**TASK PROMPT**
Repeat the material below word for word and leave out all pictures.

[Plotting code records]

————

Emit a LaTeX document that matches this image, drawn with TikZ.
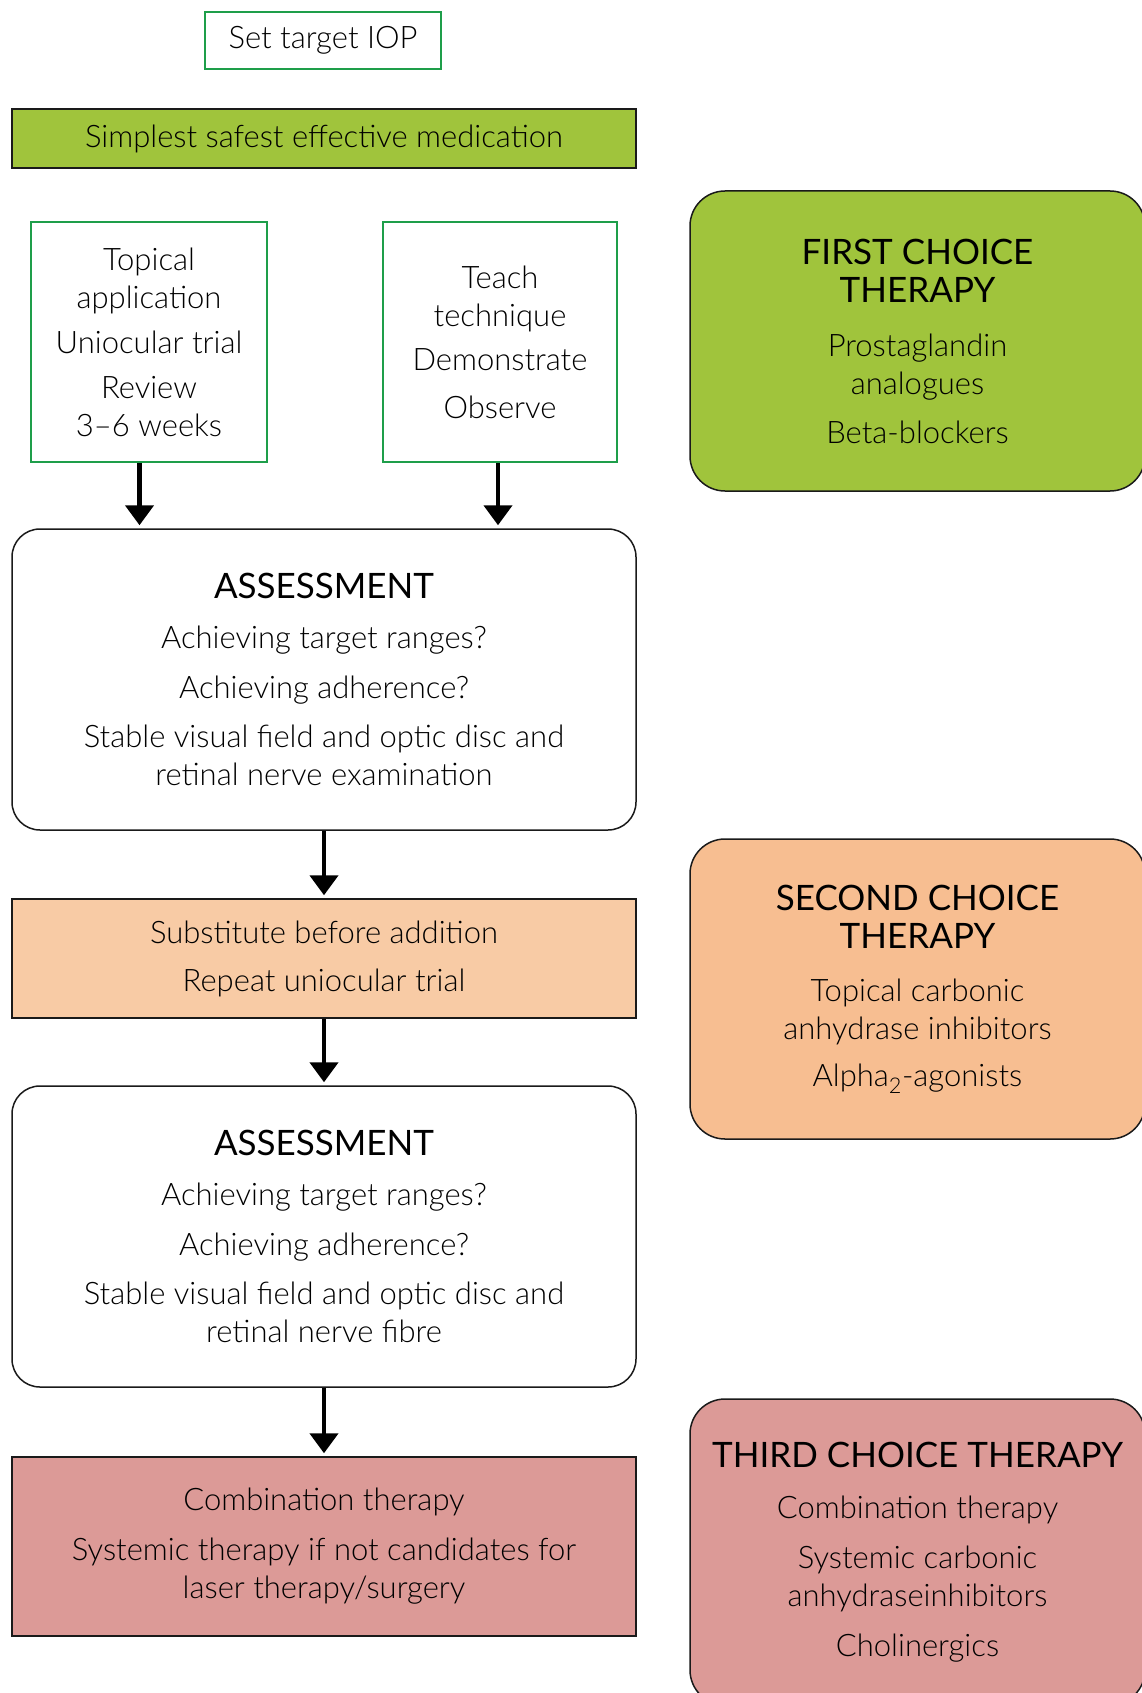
\documentclass[tikz,border=0pt]{standalone}
\usepackage{fontspec}
\IfFontExistsTF{Lato Light}{\setmainfont{Lato Light}}{\setmainfont{Lato}}
\newfontfamily\headfont{Lato}
\newcommand\hdfont{\headfont\fontsize{35}{38}\selectfont}
\usetikzlibrary{arrows.meta,calc}
\definecolor{lgreen}{HTML}{A0C43C}
\definecolor{gline}{HTML}{1E9E4A}
\definecolor{peach}{HTML}{F8CBA5}
\definecolor{peachdark}{HTML}{F7BE91}
\definecolor{rose}{HTML}{DC9A97}
\definecolor{bline}{HTML}{1A1A1A}
\begin{document}
\begin{tikzpicture}[x=1pt,y=-1pt,
  txt/.style={font=\fontsize{31}{38}\selectfont, align=center, text=black, inner sep=0pt},
  gbox/.style={txt, draw=gline, line width=1.5pt, fill=white},
  sqbox/.style={txt, draw=bline, line width=1.5pt},
  rbox/.style={txt, draw=bline, line width=1.5pt, rounded corners=28pt, fill=white},
  tbox/.style={txt, draw=bline, line width=1.5pt, rounded corners=35pt, minimum width=455pt},
  arr/.style={line width=4.5pt, draw=black, -{Triangle[width=28pt,length=20pt]}, shorten >=3pt}
]
\useasboundingbox (0,0) rectangle (1142,1693);
\clip (0,0) rectangle (1142,1693);
\fill[white] (0,0) rectangle (1142,1693);

% left column
\node[gbox, minimum width=236pt, minimum height=57pt] (iop) at (323,40.5) {Set target IOP};
\node[sqbox, fill=lgreen, minimum width=624pt, minimum height=59pt] (simple) at (324,138.5) {\raisebox{-3pt}{Simplest safest effective medication}};
\node[gbox, minimum width=236pt, minimum height=240pt] (topical) at (149,342)
  {Topical\\application\\[7pt]Uniocular trial\\[7pt]Review\\3--6 weeks};
\node[gbox, minimum width=234pt, minimum height=240pt] (teach) at (500,342)
  {Teach\\technique\\[6pt]Demonstrate\\[10pt]Observe};
\node[rbox, minimum width=624pt, minimum height=301pt] (assess1) at (324,679.5)
  {\hdfont ASSESSMENT\\[12pt]Achieving target ranges?\\[12pt]Achieving adherence?\\[11pt]Stable visual field and optic disc and\\retinal nerve examination};
\node[sqbox, fill=peach, minimum width=624pt, minimum height=119pt] (subst) at (324,958.5)
  {Substitute before addition\\[10pt]Repeat uniocular trial};
\node[rbox, minimum width=624pt, minimum height=301pt] (assess2) at (324,1236.5)
  {\hdfont ASSESSMENT\\[12pt]Achieving target ranges?\\[12pt]Achieving adherence?\\[11pt]Stable visual field and optic disc and\\retinal nerve fibre};
\node[sqbox, fill=rose, minimum width=624pt, minimum height=179pt] (combo) at (324,1546.5)
  {Combination therapy\\[12pt]Systemic therapy if not candidates for\\laser therapy/surgery};

% right column
\node[tbox, fill=lgreen, minimum height=300pt] (first) at (917.5,341)
  {\hdfont FIRST CHOICE\\\hdfont THERAPY\\[16pt]Prostaglandin\\analogues\\[11pt]Beta-blockers};
\node[tbox, fill=peachdark, minimum height=300pt] (second) at (917.5,989)
  {\hdfont SECOND CHOICE\\\hdfont THERAPY\\[15pt]Topical carbonic\\anhydrase inhibitors\\[9pt]Alpha\textsubscript{2}-agonists};
\node[tbox, fill=rose, minimum height=306pt] (third) at (917.5,1552)
  {\hdfont THIRD CHOICE THERAPY\\[13pt]Combination therapy\\[12pt]Systemic carbonic\\anhydraseinhibitors\\[12pt]Cholinergics};

% arrows
\draw[arr] ($(topical.south)+(-9.5,0)$) -- ($(topical.south |- assess1.north)+(-9.5,0)$);
\draw[arr] ($(teach.south)+(-2,0)$) -- ($(teach.south |- assess1.north)+(-2,0)$);
\draw[arr] (assess1.south) -- (subst.north);
\draw[arr] (subst.south) -- (assess2.north);
\draw[arr] (assess2.south) -- (combo.north);
\end{tikzpicture}
\end{document}
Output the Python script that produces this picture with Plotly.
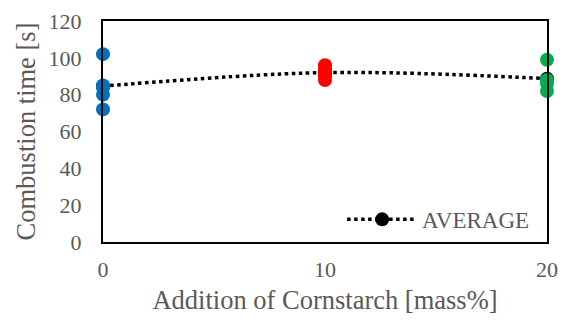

————

**RESPONSE TO THE TASK**
Emit a LaTeX document that matches this image, drawn with TikZ.
\documentclass[tikz,border=0pt]{standalone}
\usepackage{fontspec}
\IfFontExistsTF{Lato Light}{\setmainfont{Lato Light}}{\setmainfont{Lato}}
\newfontfamily\headfont{Lato}
\newcommand\hdfont{\headfont\fontsize{35}{38}\selectfont}
\usetikzlibrary{arrows.meta,calc}
\definecolor{lgreen}{HTML}{A0C43C}
\definecolor{gline}{HTML}{1E9E4A}
\definecolor{peach}{HTML}{F8CBA5}
\definecolor{peachdark}{HTML}{F7BE91}
\definecolor{rose}{HTML}{DC9A97}
\definecolor{bline}{HTML}{1A1A1A}
\begin{document}
\begin{tikzpicture}[x=1pt,y=-1pt,
  txt/.style={font=\fontsize{31}{38}\selectfont, align=center, text=black, inner sep=0pt},
  gbox/.style={txt, draw=gline, line width=1.5pt, fill=white},
  sqbox/.style={txt, draw=bline, line width=1.5pt},
  rbox/.style={txt, draw=bline, line width=1.5pt, rounded corners=28pt, fill=white},
  tbox/.style={txt, draw=bline, line width=1.5pt, rounded corners=35pt, minimum width=455pt},
  arr/.style={line width=4.5pt, draw=black, -{Triangle[width=28pt,length=20pt]}, shorten >=3pt}
]
\useasboundingbox (0,0) rectangle (1142,1693);
\clip (0,0) rectangle (1142,1693);
\fill[white] (0,0) rectangle (1142,1693);

% left column
\node[gbox, minimum width=236pt, minimum height=57pt] (iop) at (323,40.5) {Set target IOP};
\node[sqbox, fill=lgreen, minimum width=624pt, minimum height=59pt] (simple) at (324,138.5) {\raisebox{-3pt}{Simplest safest effective medication}};
\node[gbox, minimum width=236pt, minimum height=240pt] (topical) at (149,342)
  {Topical\\application\\[7pt]Uniocular trial\\[7pt]Review\\3--6 weeks};
\node[gbox, minimum width=234pt, minimum height=240pt] (teach) at (500,342)
  {Teach\\technique\\[6pt]Demonstrate\\[10pt]Observe};
\node[rbox, minimum width=624pt, minimum height=301pt] (assess1) at (324,679.5)
  {\hdfont ASSESSMENT\\[12pt]Achieving target ranges?\\[12pt]Achieving adherence?\\[11pt]Stable visual field and optic disc and\\retinal nerve examination};
\node[sqbox, fill=peach, minimum width=624pt, minimum height=119pt] (subst) at (324,958.5)
  {Substitute before addition\\[10pt]Repeat uniocular trial};
\node[rbox, minimum width=624pt, minimum height=301pt] (assess2) at (324,1236.5)
  {\hdfont ASSESSMENT\\[12pt]Achieving target ranges?\\[12pt]Achieving adherence?\\[11pt]Stable visual field and optic disc and\\retinal nerve fibre};
\node[sqbox, fill=rose, minimum width=624pt, minimum height=179pt] (combo) at (324,1546.5)
  {Combination therapy\\[12pt]Systemic therapy if not candidates for\\laser therapy/surgery};

% right column
\node[tbox, fill=lgreen, minimum height=300pt] (first) at (917.5,341)
  {\hdfont FIRST CHOICE\\\hdfont THERAPY\\[16pt]Prostaglandin\\analogues\\[11pt]Beta-blockers};
\node[tbox, fill=peachdark, minimum height=300pt] (second) at (917.5,989)
  {\hdfont SECOND CHOICE\\\hdfont THERAPY\\[15pt]Topical carbonic\\anhydrase inhibitors\\[9pt]Alpha\textsubscript{2}-agonists};
\node[tbox, fill=rose, minimum height=306pt] (third) at (917.5,1552)
  {\hdfont THIRD CHOICE THERAPY\\[13pt]Combination therapy\\[12pt]Systemic carbonic\\anhydraseinhibitors\\[12pt]Cholinergics};

% arrows
\draw[arr] ($(topical.south)+(-9.5,0)$) -- ($(topical.south |- assess1.north)+(-9.5,0)$);
\draw[arr] ($(teach.south)+(-2,0)$) -- ($(teach.south |- assess1.north)+(-2,0)$);
\draw[arr] (assess1.south) -- (subst.north);
\draw[arr] (subst.south) -- (assess2.north);
\draw[arr] (assess2.south) -- (combo.north);
\end{tikzpicture}
\end{document}
Output the Python script that produces this picture with Plotly.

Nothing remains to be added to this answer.